• INPUT DATA:
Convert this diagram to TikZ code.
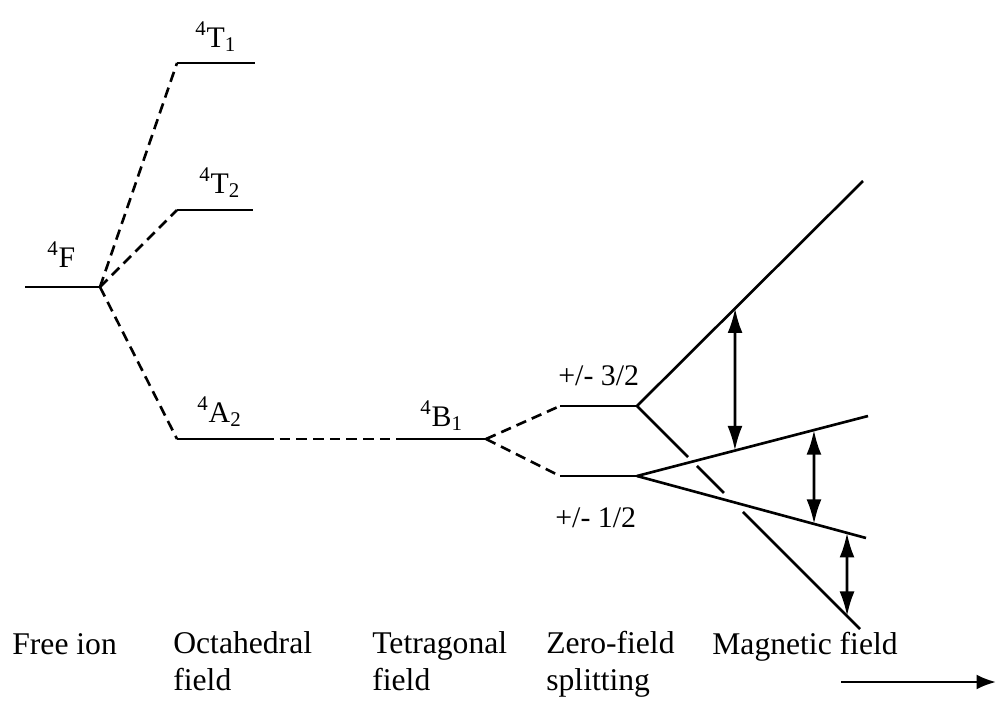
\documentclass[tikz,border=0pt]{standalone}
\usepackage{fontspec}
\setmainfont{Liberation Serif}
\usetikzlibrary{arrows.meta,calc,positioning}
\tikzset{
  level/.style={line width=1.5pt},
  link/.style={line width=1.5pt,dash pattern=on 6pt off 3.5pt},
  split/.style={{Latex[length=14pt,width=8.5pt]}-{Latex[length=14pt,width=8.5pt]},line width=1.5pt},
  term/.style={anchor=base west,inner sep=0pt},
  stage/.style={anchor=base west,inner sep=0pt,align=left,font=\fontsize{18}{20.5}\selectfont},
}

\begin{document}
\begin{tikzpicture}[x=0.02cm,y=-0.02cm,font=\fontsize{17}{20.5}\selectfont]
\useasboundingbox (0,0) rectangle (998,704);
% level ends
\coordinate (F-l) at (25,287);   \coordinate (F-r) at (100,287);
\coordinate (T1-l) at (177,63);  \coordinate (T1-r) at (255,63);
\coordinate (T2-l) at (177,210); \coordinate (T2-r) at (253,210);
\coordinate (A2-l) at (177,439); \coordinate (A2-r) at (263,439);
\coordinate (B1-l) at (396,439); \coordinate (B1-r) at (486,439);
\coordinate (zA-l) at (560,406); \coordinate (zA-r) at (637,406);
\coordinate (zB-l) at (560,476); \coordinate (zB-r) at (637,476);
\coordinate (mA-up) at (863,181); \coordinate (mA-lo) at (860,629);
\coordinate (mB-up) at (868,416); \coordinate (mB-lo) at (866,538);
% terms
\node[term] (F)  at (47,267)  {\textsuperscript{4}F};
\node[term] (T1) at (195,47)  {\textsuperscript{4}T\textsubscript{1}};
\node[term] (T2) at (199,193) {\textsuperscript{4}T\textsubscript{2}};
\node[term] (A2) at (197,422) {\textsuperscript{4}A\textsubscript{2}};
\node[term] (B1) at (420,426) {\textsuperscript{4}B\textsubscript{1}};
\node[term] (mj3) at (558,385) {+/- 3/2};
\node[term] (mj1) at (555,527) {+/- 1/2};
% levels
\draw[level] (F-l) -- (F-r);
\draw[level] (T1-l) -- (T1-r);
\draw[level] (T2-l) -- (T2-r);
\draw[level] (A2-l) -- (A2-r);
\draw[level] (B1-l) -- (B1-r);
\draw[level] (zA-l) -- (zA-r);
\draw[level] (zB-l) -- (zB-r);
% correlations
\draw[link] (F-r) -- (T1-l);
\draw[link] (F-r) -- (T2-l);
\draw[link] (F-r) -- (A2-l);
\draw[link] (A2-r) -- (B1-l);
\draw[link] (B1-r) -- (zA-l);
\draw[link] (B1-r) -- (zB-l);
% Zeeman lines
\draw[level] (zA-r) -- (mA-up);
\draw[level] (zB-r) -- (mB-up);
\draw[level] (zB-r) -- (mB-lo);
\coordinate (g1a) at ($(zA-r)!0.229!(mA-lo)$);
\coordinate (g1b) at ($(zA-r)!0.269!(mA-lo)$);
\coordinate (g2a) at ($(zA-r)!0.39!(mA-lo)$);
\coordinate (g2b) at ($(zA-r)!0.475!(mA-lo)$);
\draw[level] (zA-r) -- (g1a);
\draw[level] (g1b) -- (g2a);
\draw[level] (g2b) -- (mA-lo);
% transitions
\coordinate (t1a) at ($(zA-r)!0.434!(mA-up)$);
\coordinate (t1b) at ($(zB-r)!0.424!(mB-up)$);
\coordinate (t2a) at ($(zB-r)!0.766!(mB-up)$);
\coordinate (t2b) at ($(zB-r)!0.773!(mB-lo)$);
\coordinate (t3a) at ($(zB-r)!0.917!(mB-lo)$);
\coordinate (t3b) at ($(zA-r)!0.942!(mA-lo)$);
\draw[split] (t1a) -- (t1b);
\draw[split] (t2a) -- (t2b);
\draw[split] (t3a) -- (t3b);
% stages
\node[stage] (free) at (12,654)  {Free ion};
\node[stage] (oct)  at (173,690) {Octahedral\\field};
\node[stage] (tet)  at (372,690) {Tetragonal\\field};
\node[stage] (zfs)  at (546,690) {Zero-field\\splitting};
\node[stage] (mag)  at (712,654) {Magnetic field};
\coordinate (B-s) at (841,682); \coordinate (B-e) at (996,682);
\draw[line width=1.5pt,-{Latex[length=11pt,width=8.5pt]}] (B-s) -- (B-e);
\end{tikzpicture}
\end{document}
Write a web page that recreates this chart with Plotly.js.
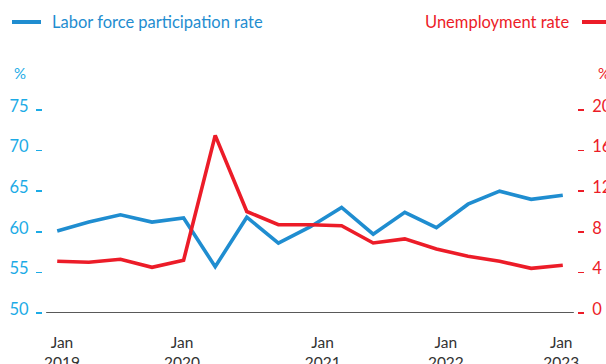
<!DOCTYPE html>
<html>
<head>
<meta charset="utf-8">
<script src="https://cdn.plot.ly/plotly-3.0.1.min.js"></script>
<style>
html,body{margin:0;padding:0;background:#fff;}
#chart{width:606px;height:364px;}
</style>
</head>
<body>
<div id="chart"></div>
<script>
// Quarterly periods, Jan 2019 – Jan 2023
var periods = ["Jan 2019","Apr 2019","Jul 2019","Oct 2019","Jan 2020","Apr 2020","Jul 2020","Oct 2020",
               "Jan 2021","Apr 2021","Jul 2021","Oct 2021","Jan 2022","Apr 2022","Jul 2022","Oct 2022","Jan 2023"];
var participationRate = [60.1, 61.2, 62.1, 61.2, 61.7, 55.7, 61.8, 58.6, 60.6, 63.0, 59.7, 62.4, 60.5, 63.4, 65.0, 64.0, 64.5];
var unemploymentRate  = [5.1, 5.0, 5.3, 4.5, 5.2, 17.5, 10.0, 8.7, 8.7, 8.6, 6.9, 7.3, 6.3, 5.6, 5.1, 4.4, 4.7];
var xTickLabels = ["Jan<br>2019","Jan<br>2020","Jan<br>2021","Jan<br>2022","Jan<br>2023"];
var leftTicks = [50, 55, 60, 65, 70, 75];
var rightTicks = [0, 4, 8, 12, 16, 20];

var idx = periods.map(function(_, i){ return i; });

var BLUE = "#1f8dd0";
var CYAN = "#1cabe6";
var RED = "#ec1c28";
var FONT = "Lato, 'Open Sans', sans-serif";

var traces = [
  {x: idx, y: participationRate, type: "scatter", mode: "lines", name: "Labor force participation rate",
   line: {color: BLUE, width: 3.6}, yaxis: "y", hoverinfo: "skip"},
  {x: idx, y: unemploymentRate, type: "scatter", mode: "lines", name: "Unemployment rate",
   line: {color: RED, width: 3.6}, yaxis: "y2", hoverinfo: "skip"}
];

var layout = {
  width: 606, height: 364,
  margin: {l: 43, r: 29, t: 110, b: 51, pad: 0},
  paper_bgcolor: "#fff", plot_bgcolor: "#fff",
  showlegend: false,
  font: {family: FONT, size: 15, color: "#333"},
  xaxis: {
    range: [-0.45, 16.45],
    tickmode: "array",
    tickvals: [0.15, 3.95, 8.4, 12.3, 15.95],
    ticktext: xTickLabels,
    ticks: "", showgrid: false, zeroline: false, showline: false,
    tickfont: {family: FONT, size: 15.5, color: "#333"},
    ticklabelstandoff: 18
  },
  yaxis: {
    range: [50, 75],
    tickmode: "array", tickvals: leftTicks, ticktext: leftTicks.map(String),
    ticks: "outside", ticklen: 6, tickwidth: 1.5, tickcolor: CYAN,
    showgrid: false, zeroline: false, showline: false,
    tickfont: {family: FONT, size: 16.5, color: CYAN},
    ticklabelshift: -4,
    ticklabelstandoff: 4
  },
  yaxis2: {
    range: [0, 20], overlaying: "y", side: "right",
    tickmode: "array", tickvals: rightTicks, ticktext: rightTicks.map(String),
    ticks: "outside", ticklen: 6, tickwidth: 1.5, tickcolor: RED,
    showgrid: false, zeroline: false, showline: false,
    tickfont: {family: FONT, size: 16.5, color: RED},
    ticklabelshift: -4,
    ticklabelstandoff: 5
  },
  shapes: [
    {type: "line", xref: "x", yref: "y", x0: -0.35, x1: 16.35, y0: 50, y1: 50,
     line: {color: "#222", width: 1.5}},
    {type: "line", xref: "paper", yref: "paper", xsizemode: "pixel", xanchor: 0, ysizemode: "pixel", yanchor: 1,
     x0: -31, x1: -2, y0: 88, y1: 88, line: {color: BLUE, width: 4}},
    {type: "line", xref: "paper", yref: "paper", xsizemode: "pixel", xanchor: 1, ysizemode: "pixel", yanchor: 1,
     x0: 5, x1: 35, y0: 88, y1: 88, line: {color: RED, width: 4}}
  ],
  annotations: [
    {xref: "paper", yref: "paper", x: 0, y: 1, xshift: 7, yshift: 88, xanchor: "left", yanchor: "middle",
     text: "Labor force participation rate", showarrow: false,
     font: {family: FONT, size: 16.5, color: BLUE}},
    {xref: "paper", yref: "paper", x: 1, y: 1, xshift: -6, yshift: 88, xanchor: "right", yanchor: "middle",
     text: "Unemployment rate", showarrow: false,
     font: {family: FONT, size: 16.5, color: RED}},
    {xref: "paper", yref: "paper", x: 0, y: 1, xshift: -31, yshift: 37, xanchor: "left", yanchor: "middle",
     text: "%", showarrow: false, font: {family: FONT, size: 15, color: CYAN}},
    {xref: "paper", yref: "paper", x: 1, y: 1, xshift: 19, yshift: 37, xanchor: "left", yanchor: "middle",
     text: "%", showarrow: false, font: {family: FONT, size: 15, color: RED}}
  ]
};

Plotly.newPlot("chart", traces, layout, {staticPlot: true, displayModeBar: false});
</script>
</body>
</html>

• REQUIRED WORK: Each line that contains the string "chart" counts once; report how many such lines the entries have, giving only the number.

• ANSWER TO THE PROBLEM: 4